Historically Kyoto was the capital of Japan and a popular destination for pilgrims.The first geisha were men performing dance and songs for the pilgrims who emerged in the 17th century.
They were replaced quickly with female staff members of the tea houses that were located on the way to major temples. And until today, for over 300 years now, the geisha profession is still limited only for the Japanese women.
What do they do?
Geisha usually serve their clients in teahouses (okiya) each of which usually lasts for 2 hours between 6 pm and 12:00 am.
Their service is pouring the drink for the guests, playing Japanese instruments, singing and dancing.
They often participate in public dance performances several times and year, visit shrines and temples during festivals and join parades and greet local shops during public celebrations. In a Western sense, geisha are kind of cultural performers.
Where do they live?
Geisha work at special districts called Hanamachi ( 花 街 ), which means “Flower Town,” where they practice, work, and even live.
There are actually 5 separate geisha neighborhoods in Kyoto.
The first district, Kamishichiken ( 上 七 軒 ), was built from the extra wood left over from renovating the Kitano Tenmangu ( 北 野 天 満 宮 ) shrine.

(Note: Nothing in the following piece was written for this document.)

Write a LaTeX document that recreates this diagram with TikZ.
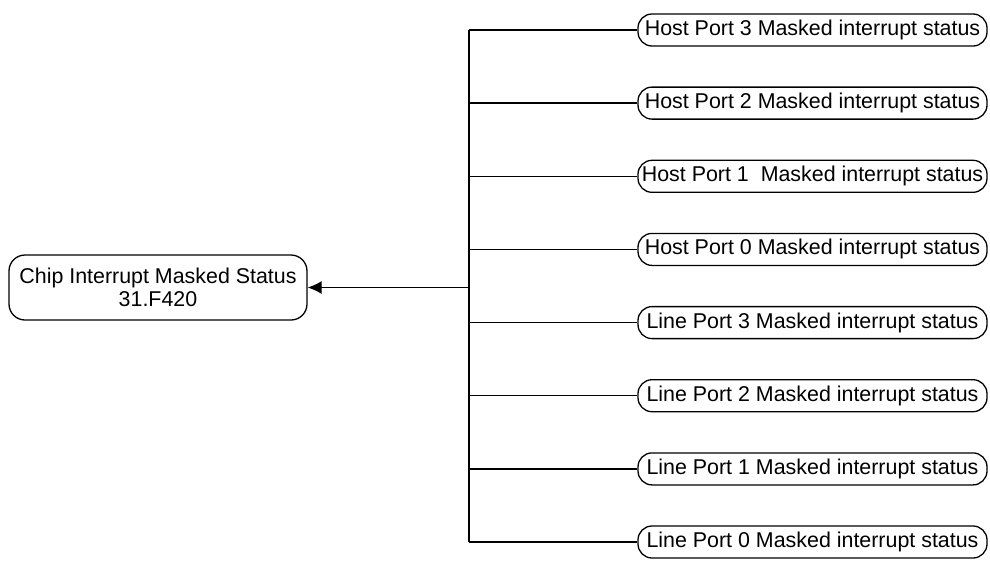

Other geisha districts also belong to particular religious spots:
Gion Kobu ( 祇 園 甲 部 ) was established near the Yasaka Shrine, Miyagawacho ( 宮 川 町 ) is located close to the Ebisu Shrine and Kennin-ji Temple, while Gion Higashi ( 祇園東 ) worships the Kanki Shrine. The fifth district, Pontocho ( 先 斗 町 ), raised from the local restaurants between two important Kyoto rivers – Kamo and Takase.
Did you know?
The first geisha were all men (taikomochi) whose job was to entertain guests by dancing and singing by the Kamogawa River.